Minister of Women, Family and Children Naziha Laabidi said during a workshop titled “Women, Peace and Security in Tunisia” that there was a comprehensive strategy to combat violence against vulnerable groups from different demographic categories.
“Counselling centres and shelters have been created for victims of abuse, notably women. We have also launched a toll-free number, 1899, for vulnerable people.
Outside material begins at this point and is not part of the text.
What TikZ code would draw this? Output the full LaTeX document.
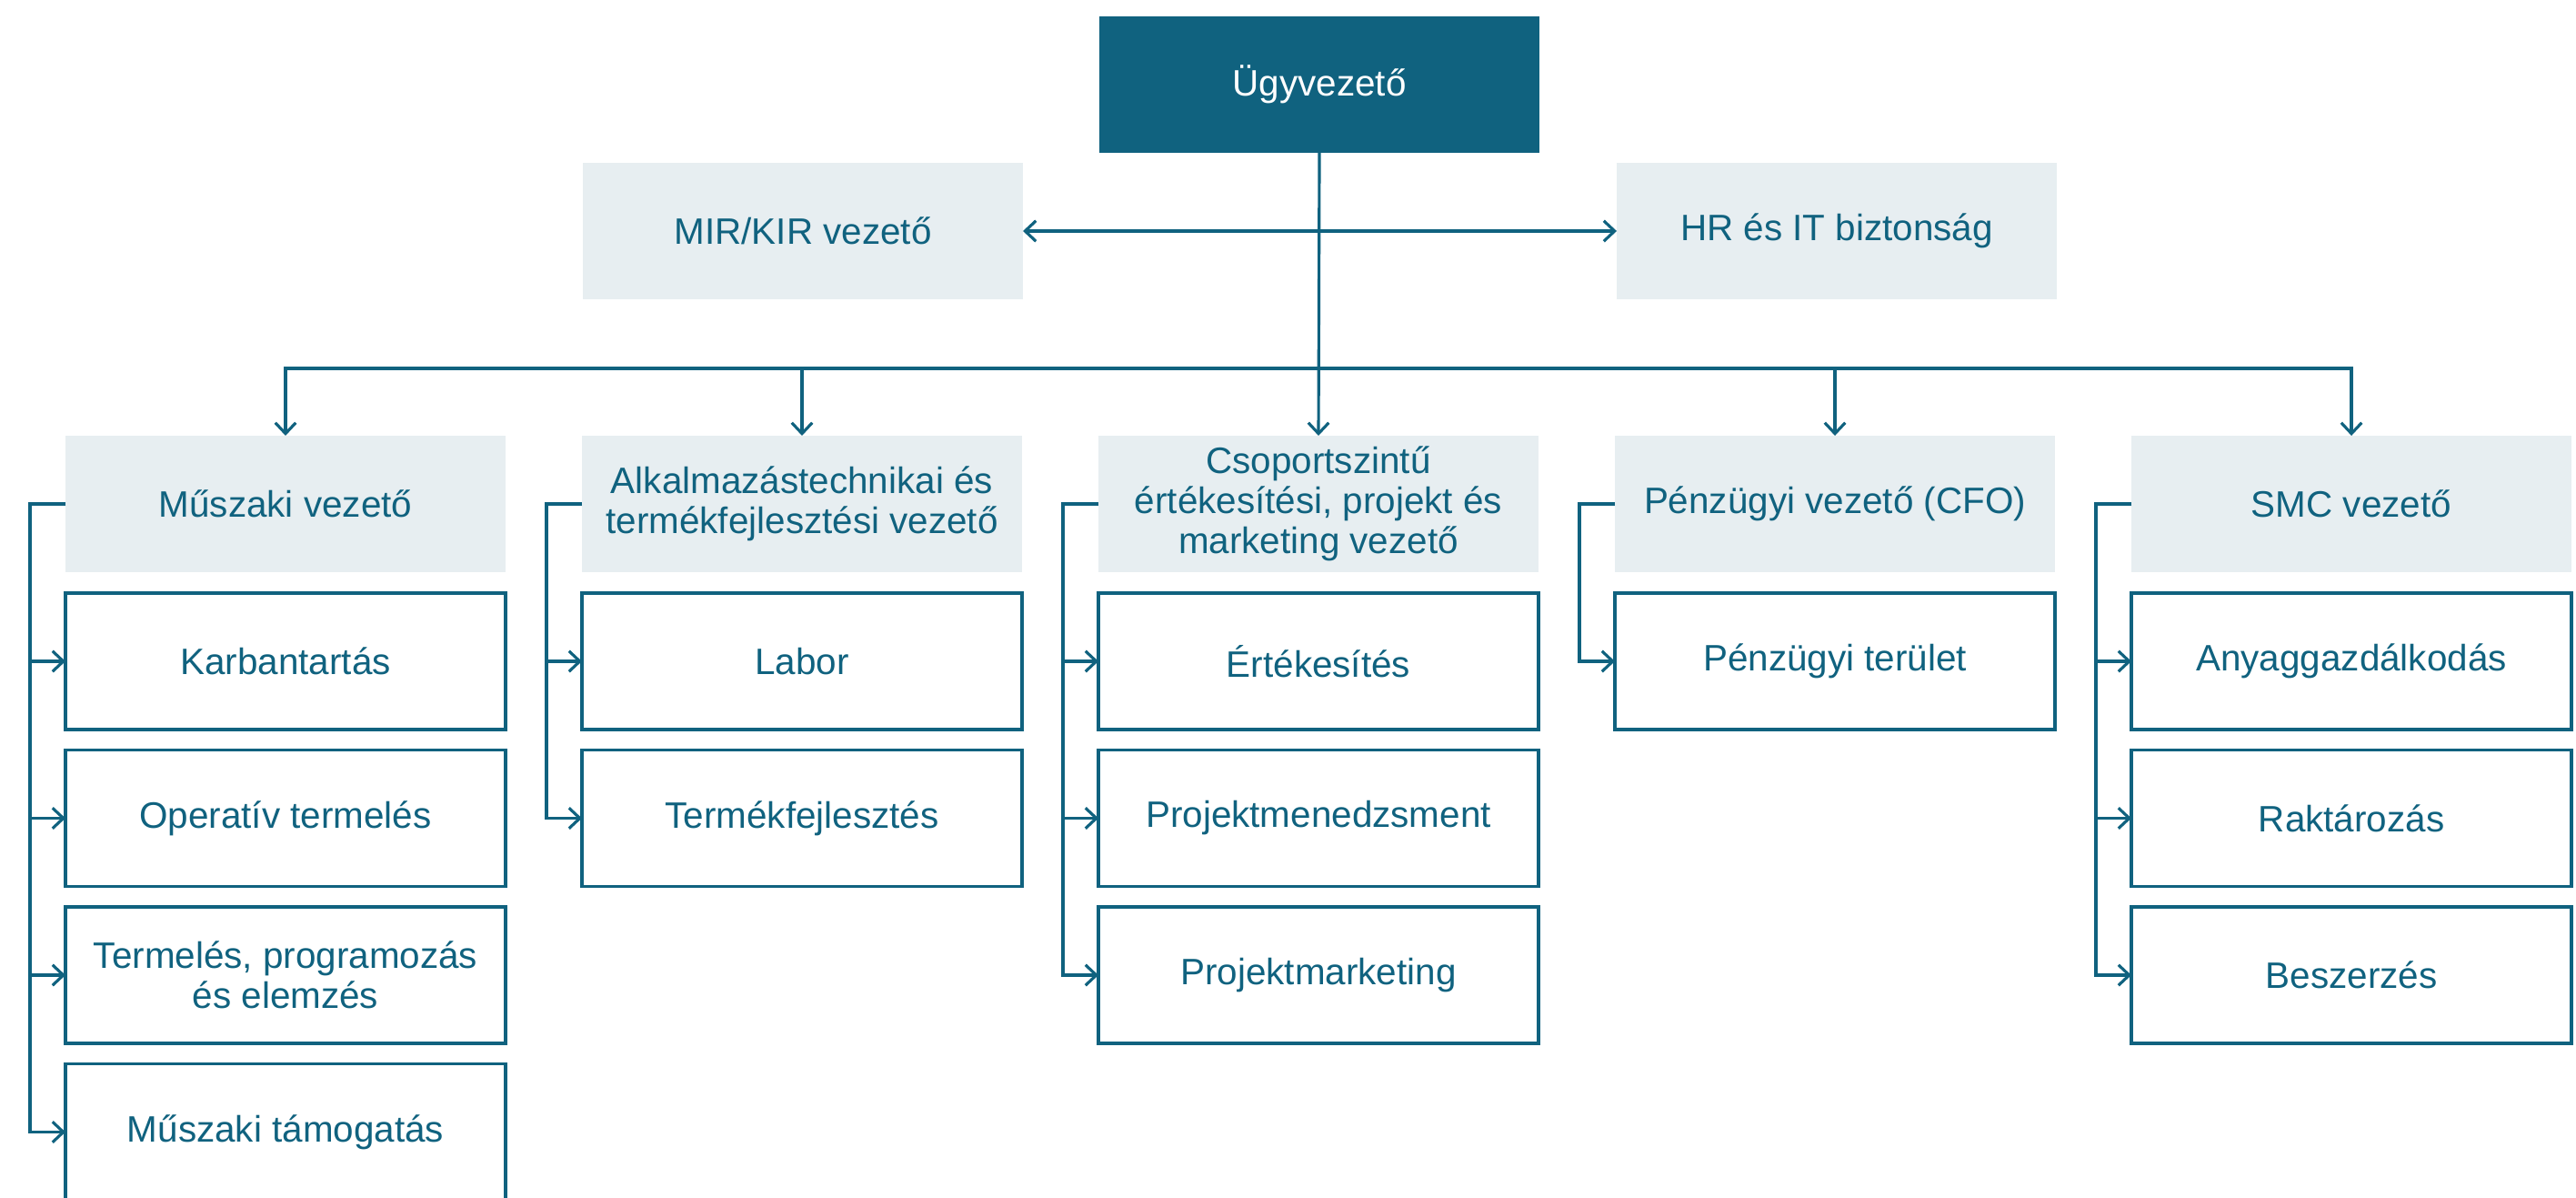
\documentclass[tikz,border=0pt]{standalone}
\usepackage{fontspec}
\setmainfont{Liberation Sans}
\usepackage{tikz}
\usetikzlibrary{arrows.meta}
\definecolor{teal}{HTML}{10627F}
\definecolor{pale}{HTML}{E7EEF1}
\tikzstyle{arrow} = [line width=0.9pt,-{Straight Barb[length=3.4pt,width=6.4pt]}]
\tikzset{box/.style={minimum width=4.84cm, minimum height=1.5cm, inner sep=0pt, outer sep=0pt, align=center, font=\fontsize{11.5}{12.6}\selectfont, text=teal}}
\tikzset{head/.style={box, fill=pale}}
\tikzset{unit/.style={box, draw=teal, line width=0.9pt, fill=white}}
\tikzset{boss/.style={box, fill=teal, text=white}}

\begin{document}
\begin{tikzpicture}[teal]
\useasboundingbox (0,0) rectangle (28.33,13.16);
\clip (0,0) rectangle (28.33,13.16);

% top level
\node[boss] (ceo) at (14.51,12.23) {Ügyvezető};
\node[head] (mir) at (8.83,10.62) {MIR/KIR vezető};
\node[head] (hr) at (20.20,10.62) {HR és IT biztonság};

% second level
\node[head] (tech) at (3.14,7.62) {Műszaki vezető};
\node[head] (alk) at (8.82,7.62) {Alkalmazástechnikai és\\termékfejlesztési vezető};
\node[head] (sales) at (14.50,7.62) {Csoportszintű\\értékesítési, projekt és\\marketing vezető};
\node[head] (cfo) at (20.18,7.62) {Pénzügyi vezető (CFO)};
\node[head] (smc) at (25.86,7.62) {SMC vezető};

% units
\node[unit] (karb) at (3.14,5.89) {Karbantartás};
\node[unit] (oper) at (3.14,4.165) {Operatív termelés};
\node[unit] (prog) at (3.14,2.44) {Termelés, programozás\\és elemzés};
\node[unit] (tam) at (3.14,0.715) {Műszaki támogatás};

\node[unit] (labor) at (8.82,5.89) {Labor};
\node[unit] (fejl) at (8.82,4.165) {Termékfejlesztés};

\node[unit] (ert) at (14.50,5.89) {Értékesítés};
\node[unit] (pmen) at (14.50,4.165) {Projektmenedzsment};
\node[unit] (pmark) at (14.50,2.44) {Projektmarketing};

\node[unit] (penz) at (20.18,5.89) {Pénzügyi terület};

\node[unit] (anyag) at (25.86,5.89) {Anyaggazdálkodás};
\node[unit] (rakt) at (25.86,4.165) {Raktározás};
\node[unit] (besz) at (25.86,2.44) {Beszerzés};

\coordinate (bus) at (14.51,9.11);

% connectors
\draw[arrow,{Straight Barb[length=3.4pt,width=6.4pt]}-{Straight Barb[length=3.4pt,width=6.4pt]}] (mir.east) -- (hr.west);
\draw[arrow] (ceo.south) -- (sales.north);
\draw[arrow] (bus) -| (tech.north);
\draw[arrow] (bus) -| (alk.north);
\draw[arrow] (bus) -| (cfo.north);
\draw[arrow] (bus) -| (smc.north);

\draw[arrow] (tech.west) -- ++(-0.39,0) |- (tam.west);
\draw[arrow] ([xshift=-3.9mm]tech.west) |- (karb.west);
\draw[arrow] ([xshift=-3.9mm]tech.west) |- (oper.west);
\draw[arrow] ([xshift=-3.9mm]tech.west) |- (prog.west);

\draw[arrow] (alk.west) -- ++(-0.39,0) |- (fejl.west);
\draw[arrow] ([xshift=-3.9mm]alk.west) |- (labor.west);

\draw[arrow] (sales.west) -- ++(-0.39,0) |- (pmark.west);
\draw[arrow] ([xshift=-3.9mm]sales.west) |- (ert.west);
\draw[arrow] ([xshift=-3.9mm]sales.west) |- (pmen.west);

\draw[arrow] (cfo.west) -- ++(-0.39,0) |- (penz.west);

\draw[arrow] (smc.west) -- ++(-0.39,0) |- (besz.west);
\draw[arrow] ([xshift=-3.9mm]smc.west) |- (anyag.west);
\draw[arrow] ([xshift=-3.9mm]smc.west) |- (rakt.west);
\end{tikzpicture}
\end{document}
Currently, we are working to train the personnel so as to provide the callers with the required assistance on a daily basis,” she said.
The minister said the toll-free number was “destined to serve all vulnerable categories, including children, women and old people.”
“Human dignity has no date and no limit,” Laabidi said.
CREDIF Director Dalenda Largueche said the care centres, notably the Sidi Dhrif Centre, had been created for psychological treatment.
“At CREDIF, we have organised awareness campaigns in the different regions to promote the current legislation and reassure women that they are not alone,” Largueche said. “Many women are not aware of their rights, the laws and the different mechanisms in place to ensure their protection.”
In Tunisia, many actors are involved in advocating on behalf of vulnerable groups. However, government bodies and civil society groups face major resistance from traditional society and other forces of conservatism, especially Islamists.
“It is a vicious circle,” Largueche warned. “Children who have been raised in an environment of abuse are more inclined to reproduce this model.”
With the help of international organisations, Tunisia is testing different ways to prevent domestic violence. Awareness campaigns are focused on schools and universities. The country is also relying on culture as a field through which to raise awareness on the issue of domestic violence.
Cooperation between the different ministries is also picking up steam and national bodies and independent institutions are redoubling efforts to guarantee the rule of law.
“Do not be mistaken,” Largueche cautioned, “the fight against domestic violence will take decades.”